Task goal: Print exactly the lines from the first one down to the line containing "return Path(verts, codes)", both ends included, with no pictures and nothing else.

Exercise material:
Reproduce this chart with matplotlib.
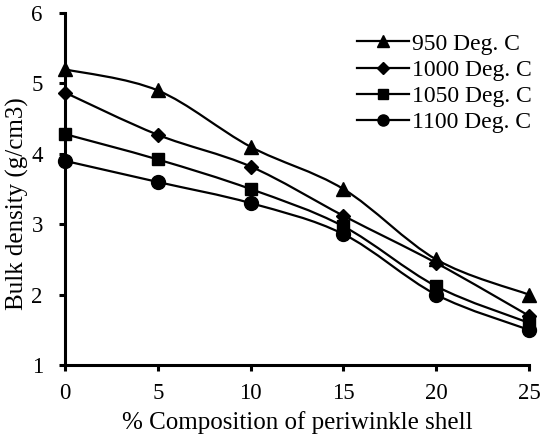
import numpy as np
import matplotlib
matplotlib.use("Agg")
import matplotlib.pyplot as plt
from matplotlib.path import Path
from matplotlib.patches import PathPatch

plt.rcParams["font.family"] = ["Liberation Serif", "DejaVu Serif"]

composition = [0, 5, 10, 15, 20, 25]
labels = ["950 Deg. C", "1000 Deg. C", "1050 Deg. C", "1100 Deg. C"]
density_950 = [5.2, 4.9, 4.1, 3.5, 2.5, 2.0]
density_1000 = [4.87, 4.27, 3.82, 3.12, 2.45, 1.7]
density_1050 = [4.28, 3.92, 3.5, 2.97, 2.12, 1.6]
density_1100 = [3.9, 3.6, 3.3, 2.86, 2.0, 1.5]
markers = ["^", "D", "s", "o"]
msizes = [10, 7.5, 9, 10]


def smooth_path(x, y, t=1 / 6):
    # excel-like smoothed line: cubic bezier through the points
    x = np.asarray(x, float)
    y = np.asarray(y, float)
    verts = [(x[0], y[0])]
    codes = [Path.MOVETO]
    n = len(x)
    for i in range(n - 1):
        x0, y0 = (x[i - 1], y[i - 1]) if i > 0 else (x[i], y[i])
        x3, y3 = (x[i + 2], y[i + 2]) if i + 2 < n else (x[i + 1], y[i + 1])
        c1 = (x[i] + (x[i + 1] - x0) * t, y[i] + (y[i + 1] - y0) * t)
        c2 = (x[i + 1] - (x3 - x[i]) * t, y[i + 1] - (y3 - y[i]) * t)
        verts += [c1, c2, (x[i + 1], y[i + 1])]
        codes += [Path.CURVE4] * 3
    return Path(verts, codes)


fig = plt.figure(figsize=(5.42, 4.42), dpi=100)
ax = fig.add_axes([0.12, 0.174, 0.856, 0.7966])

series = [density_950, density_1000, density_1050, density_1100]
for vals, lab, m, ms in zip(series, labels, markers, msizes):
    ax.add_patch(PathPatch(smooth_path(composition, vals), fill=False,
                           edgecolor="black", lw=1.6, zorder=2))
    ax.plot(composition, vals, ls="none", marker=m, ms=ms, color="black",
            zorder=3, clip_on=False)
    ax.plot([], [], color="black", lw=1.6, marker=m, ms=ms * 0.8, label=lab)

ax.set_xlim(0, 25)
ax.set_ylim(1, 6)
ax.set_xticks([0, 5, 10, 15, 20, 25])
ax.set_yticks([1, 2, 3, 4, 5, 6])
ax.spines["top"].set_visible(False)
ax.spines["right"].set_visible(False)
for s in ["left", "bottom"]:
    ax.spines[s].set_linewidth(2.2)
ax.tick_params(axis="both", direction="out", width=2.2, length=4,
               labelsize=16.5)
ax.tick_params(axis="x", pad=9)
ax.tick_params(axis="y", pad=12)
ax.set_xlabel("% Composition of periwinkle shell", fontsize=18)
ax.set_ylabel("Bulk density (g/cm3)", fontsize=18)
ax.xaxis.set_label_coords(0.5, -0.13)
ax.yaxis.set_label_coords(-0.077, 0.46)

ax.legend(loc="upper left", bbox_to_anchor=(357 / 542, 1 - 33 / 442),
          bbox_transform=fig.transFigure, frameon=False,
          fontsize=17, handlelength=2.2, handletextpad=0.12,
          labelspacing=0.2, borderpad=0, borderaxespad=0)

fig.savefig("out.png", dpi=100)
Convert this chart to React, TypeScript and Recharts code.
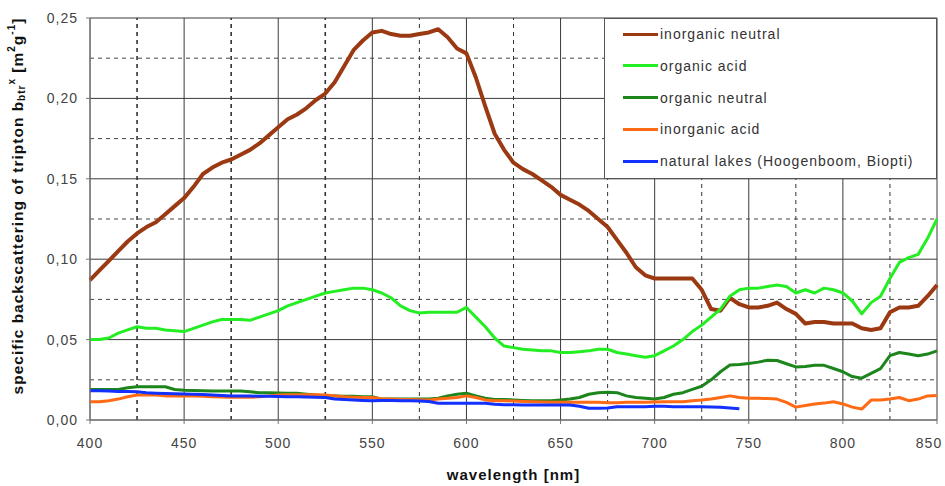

Complete output:
Reproduce this chart with matplotlib.
import numpy as np
import matplotlib
matplotlib.use("Agg")
import matplotlib.pyplot as plt
from matplotlib.path import Path
from matplotlib.patches import PathPatch

plt.rcParams["font.family"] = ["Liberation Serif", "DejaVu Serif"]

composition = [0, 5, 10, 15, 20, 25]
labels = ["950 Deg. C", "1000 Deg. C", "1050 Deg. C", "1100 Deg. C"]
density_950 = [5.2, 4.9, 4.1, 3.5, 2.5, 2.0]
density_1000 = [4.87, 4.27, 3.82, 3.12, 2.45, 1.7]
density_1050 = [4.28, 3.92, 3.5, 2.97, 2.12, 1.6]
density_1100 = [3.9, 3.6, 3.3, 2.86, 2.0, 1.5]
markers = ["^", "D", "s", "o"]
msizes = [10, 7.5, 9, 10]


def smooth_path(x, y, t=1 / 6):
    # excel-like smoothed line: cubic bezier through the points
    x = np.asarray(x, float)
    y = np.asarray(y, float)
    verts = [(x[0], y[0])]
    codes = [Path.MOVETO]
    n = len(x)
    for i in range(n - 1):
        x0, y0 = (x[i - 1], y[i - 1]) if i > 0 else (x[i], y[i])
        x3, y3 = (x[i + 2], y[i + 2]) if i + 2 < n else (x[i + 1], y[i + 1])
        c1 = (x[i] + (x[i + 1] - x0) * t, y[i] + (y[i + 1] - y0) * t)
        c2 = (x[i + 1] - (x3 - x[i]) * t, y[i + 1] - (y3 - y[i]) * t)
        verts += [c1, c2, (x[i + 1], y[i + 1])]
        codes += [Path.CURVE4] * 3
    return Path(verts, codes)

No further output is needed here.